Immediate Ownership: The buyer is the legal owner from closing, allowing for equity building and freedom to modify or rent out the property.
Flexible Terms: Negotiation power increases, as parties can agree on down payment amount, interest rate, and repayment schedule without bank bureaucracy.
Qualification Ease: Credit requirements are often more lenient since the seller assesses risk directly, appealing to buyers with past financial issues.

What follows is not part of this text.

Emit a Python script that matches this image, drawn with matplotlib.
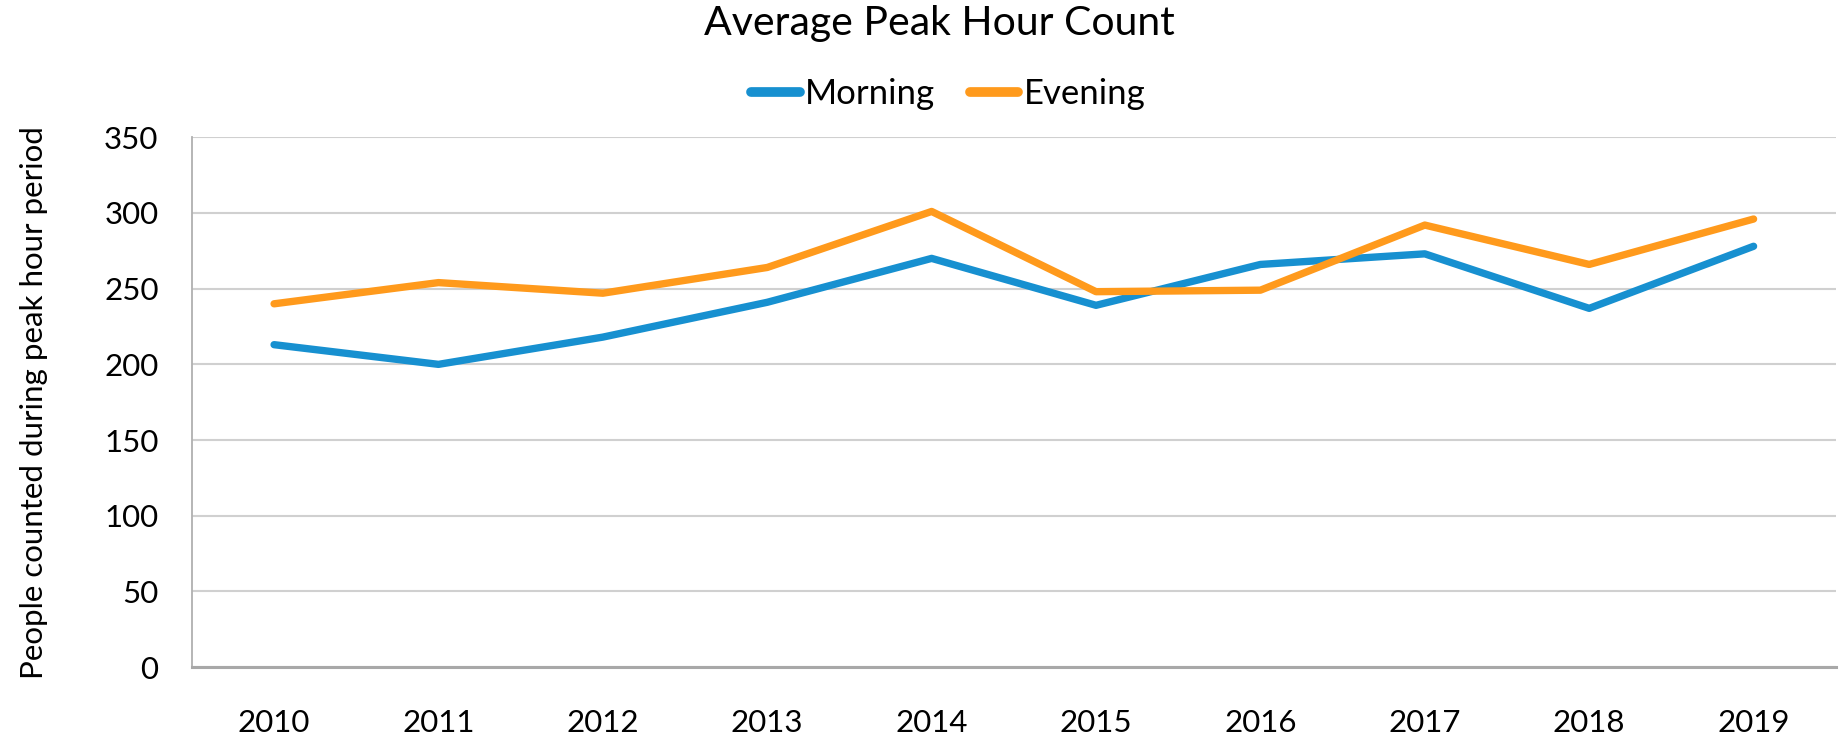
import matplotlib.pyplot as plt

years = ['2010', '2011', '2012', '2013', '2014', '2015', '2016', '2017', '2018', '2019']
morning = [213, 200, 218, 241, 270, 239, 266, 273, 237, 278]
evening = [240, 254, 247, 264, 301, 248, 249, 292, 266, 296]

plt.rcParams['font.family'] = ['Lato', 'DejaVu Sans']

fig = plt.figure(figsize=(18.45, 7.38), dpi=100)
ax = fig.add_axes([0.104, 0.096, 0.891, 0.718])

x = list(range(len(years)))
ax.plot(x, morning, color='#1790D0', lw=5.3, label='Morning', solid_capstyle='round')
ax.plot(x, evening, color='#FF9A1C', lw=5.3, label='Evening', solid_capstyle='round')

ax.set_xlim(-0.5, len(years) - 0.5)
ax.set_ylim(0, 350)
ax.set_yticks(range(0, 351, 50))
ax.set_xticks(x)
ax.set_xticklabels(years)
ax.tick_params(axis='both', length=0, labelsize=22.5, colors='black')
ax.tick_params(axis='x', pad=30)
ax.tick_params(axis='y', pad=24)

ax.grid(axis='y', color='#D0D0D0', lw=1.5)
ax.set_axisbelow(True)
for s in ['top', 'right']:
    ax.spines[s].set_visible(False)
ax.spines['left'].set_color('#B0B0B0')
ax.spines['left'].set_linewidth(1.3)
ax.spines['bottom'].set_color('#A8A8A8')
ax.spines['bottom'].set_linewidth(2.2)

ax.set_ylabel('People counted during peak hour period', fontsize=22.5, labelpad=40)

fig.text(0.509, 0.968, 'Average Peak Hour Count', ha='center', va='center', fontsize=29.5)
leg = fig.legend(loc='center', bbox_to_anchor=(0.514, 0.873), ncol=2, frameon=False, fontsize=25,
                 handlelength=1.4, handletextpad=0.15, columnspacing=1.0)
for h in leg.get_lines():
    h.set_linewidth(7)

fig.savefig('out.png', dpi=100)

Navigating the Risks for Buyers
While appealing, owner financing places significant responsibility on the buyer. The property title may be vulnerable if the seller holds the legal deed until full payment is completed, depending on state law. Buyers must ensure the seller has a clear title to avoid inheriting prior liens or legal disputes. Furthermore, the seller's financial stability becomes a critical factor; if the seller defaults, the buyer could lose both the property and accumulated equity.
Rent to Own: Leasing with a Future Option
A rent to own agreement is a lease contract that includes an option to purchase the property at a predetermined price before the lease expires. A portion of the monthly rent, known as a rent credit, is typically applied toward the future down payment. This structure provides a trial period to ensure the property is suitable and the buyer can secure financing by the lease end date.

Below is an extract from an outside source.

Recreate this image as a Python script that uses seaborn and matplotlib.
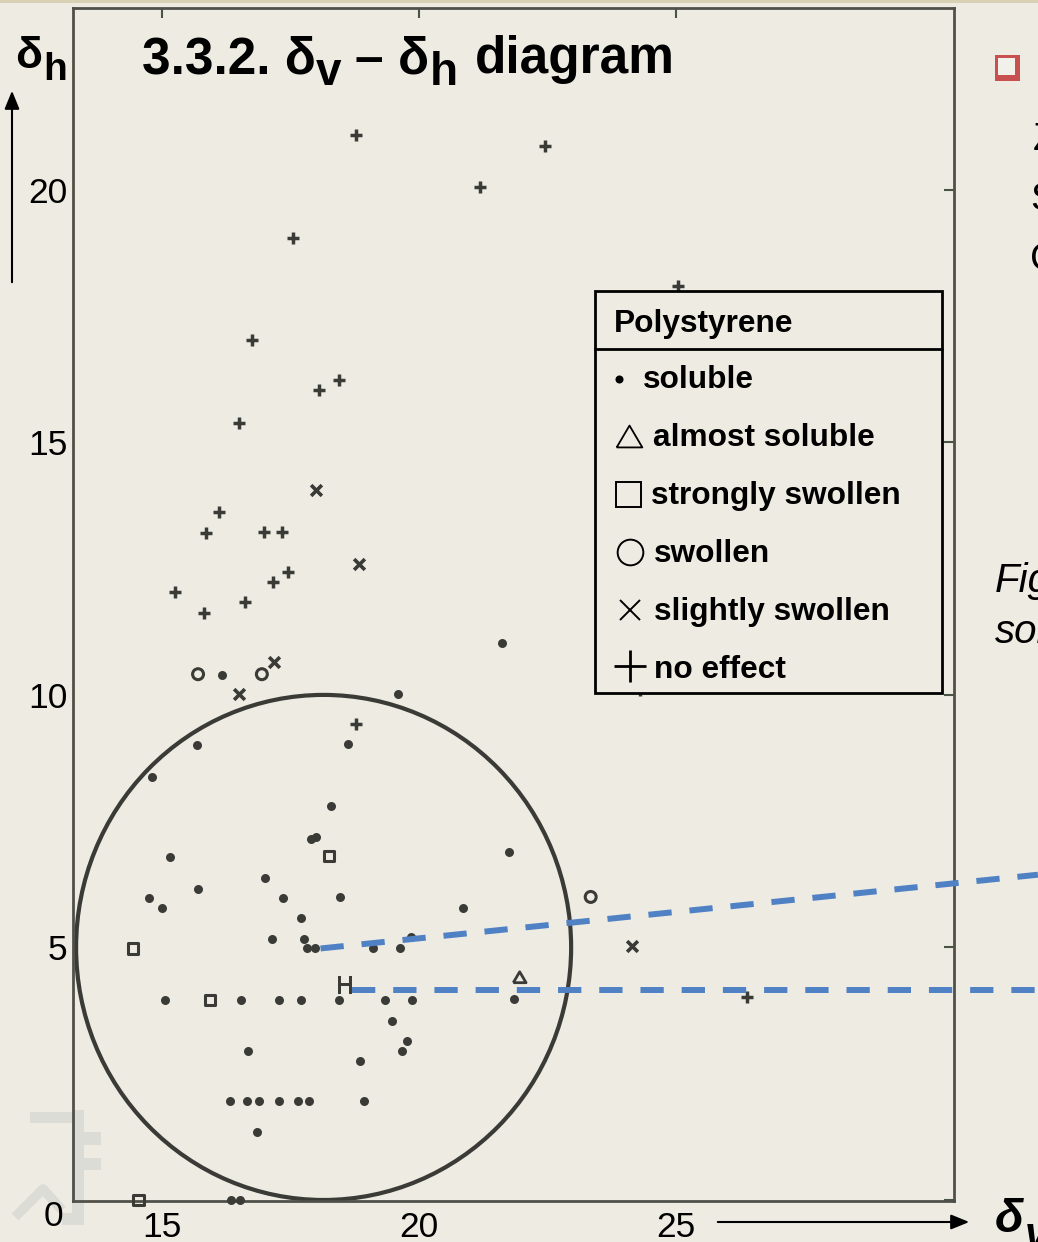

Time to Improve Credit: Renters can use the lease period to boost credit scores, save for a down payment, and qualify for a traditional mortgage.
Locked-in Price: The purchase price is set at the start, protecting the buyer from potential market appreciation during the lease term.
Property Evaluation: Living in the home reveals maintenance issues and neighborhood fit before the obligation to buy becomes permanent.
Critical Considerations and Potential Pitfalls
Rent to own contracts often involve non-refundable option fees and a higher monthly rent compared to market rates, which can disadvantage the buyer if the purchase falls through. The contract must explicitly outline maintenance responsibilities, repair obligations, and the precise terms for exercising the purchase option. Ambiguity in these details frequently leads to disputes. Additionally, if the buyer cannot secure a loan at the end of the lease, they may lose all rent credits and fees paid.
Comparative Analysis for Decision Making
The choice between these structures hinges on the buyer's financial timeline, credit status, and risk tolerance. Owner financing offers immediate ownership and equity potential for those with sufficient funds for a down payment but requires trust in the seller. Rent to own is ideal for individuals needing time to repair their credit or accumulate funds, accepting the risk of losing option fees if they cannot buy.